[Classifier4j-devel] Bayesian Results 0.99 for Everything?
Status: Beta
Brought to you by:
nicklothian
From: Brent L J. <br...@bj...> - 2004-01-02 22:14:39
|
How does the BayesianClassifier differ from a program similar to "SpamBayes" (has an Outlook plugin that uses the Bayesian algorith to classify emails). I "taught" the Bayesian classifier by teaching it with some spam emails I have. Now it returns a 0.99 classify result for practically EVERYTHING. A little background.. I exported about 6400 spam emails from Outlook to an mbox-ish format using Outport (outport.sourceforge.net).

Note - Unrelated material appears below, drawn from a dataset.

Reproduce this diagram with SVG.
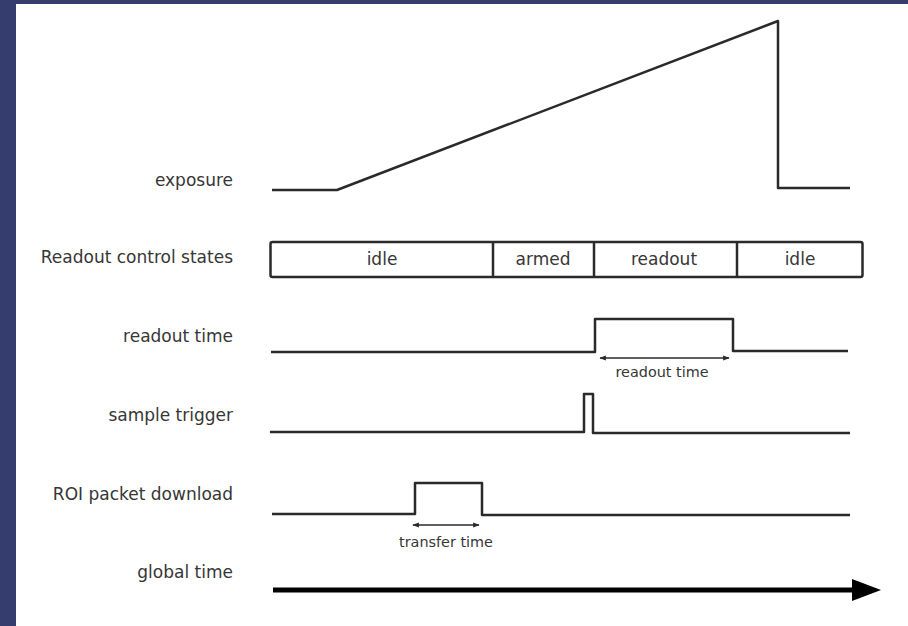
<svg xmlns="http://www.w3.org/2000/svg" width="908" height="626" viewBox="0 0 908 626">
<defs>
<style>
.lbl{font-family:"DejaVu Sans",Verdana,sans-serif;font-size:17px;fill:#363636;text-anchor:end}
.st{font-family:"DejaVu Sans",Verdana,sans-serif;font-size:17px;fill:#363636;text-anchor:middle}
.sm{font-family:"DejaVu Sans",Verdana,sans-serif;font-size:14.4px;fill:#363636;text-anchor:middle}
.sig{fill:none;stroke:#2a2a2a;stroke-width:2.5;stroke-linejoin:round}
.dim{fill:none;stroke:#2a2a2a;stroke-width:1.3}
</style>
<marker id="ah" viewBox="0 0 10 10" refX="9" refY="5" markerWidth="5" markerHeight="5" orient="auto-start-reverse">
<path d="M0,1 L10,5 L0,9 z" fill="#2a2a2a"/>
</marker>
</defs>
<rect x="0" y="0" width="908" height="626" fill="#343d6e"/>
<rect x="16" y="4" width="892" height="622" fill="#ffffff"/>

<g id="exposure">
<text class="lbl" x="233" y="186">exposure</text>
<polyline class="sig" points="272,190 337,190 778,21 778,188 850,188"/>
</g>

<g id="states">
<text class="lbl" x="233" y="263">Readout control states</text>
<rect x="270.5" y="242" width="592" height="35" rx="2" fill="none" stroke="#2a2a2a" stroke-width="2.5"/>
<line x1="493" y1="242" x2="493" y2="277" stroke="#2a2a2a" stroke-width="2.5"/>
<line x1="594" y1="242" x2="594" y2="277" stroke="#2a2a2a" stroke-width="2.5"/>
<line x1="737" y1="242" x2="737" y2="277" stroke="#2a2a2a" stroke-width="2.5"/>
<text class="st" x="382" y="265">idle</text>
<text class="st" x="543" y="265">armed</text>
<text class="st" x="664" y="265">readout</text>
<text class="st" x="800" y="265">idle</text>
</g>

<g id="readout-time">
<text class="lbl" x="233" y="342">readout time</text>
<polyline class="sig" points="271,352 595,352 595,319 733,319 733,351 848,351"/>
<text class="sm" x="662" y="377">readout time</text>
</g>

<g id="sample-trigger">
<text class="lbl" x="233" y="421">sample trigger</text>
<polyline class="sig" points="270,432 584,432 584,394 593,394 593,433 850,433"/>
</g>

<g id="roi-download">
<text class="lbl" x="233" y="500">ROI packet download</text>
<polyline class="sig" points="272,514 415,514 415,483 482,483 482,515 850,515"/>
<text class="sm" x="446" y="547">transfer time</text>
</g>

<g id="global-time">
<text class="lbl" x="233" y="578">global time</text>
<line x1="273" y1="590" x2="854" y2="590" stroke="#000" stroke-width="5"/>
<polygon points="852,579 881,590 852,601" fill="#000"/>
</g>

<g id="connectors">
<line class="dim" x1="600" y1="358" x2="729" y2="358" marker-start="url(#ah)" marker-end="url(#ah)"/>
<line class="dim" x1="413" y1="525" x2="479" y2="525" marker-start="url(#ah)" marker-end="url(#ah)"/>
</g>
</svg>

I then read the subject and body of each email and ran a BayesianClassifier.teachMatch("spam", "..."); I pass it a string consisting of all the words in the subject and body of the message (separated by a space). This ended up creating about 60,000 rows in the word_probablity database. I wrote a BayesianMatcher class for James (james.apache.org). Basically, James (smtp/pop3 server) uses a FetchPop class to pull down emails from my pop3 account and route those to a local email user. During this time I pass the email through to a matcher that uses BayesianClassifier.classify() to test whether it gets a 90% or better classification.. if so the letter is filed into "deadletters" and I never see it in Outlook.. if its less than 90% it leaves the email untouched and delivers it. Problem is.. everything is getting sent to deadletters because of a 0.99 match on everything it received. Is this not the proper way to use the classifier? Is there a different way I should use it to get the results Im looking for? Any help/suggestions would be appreciated! Thanks, - Brent |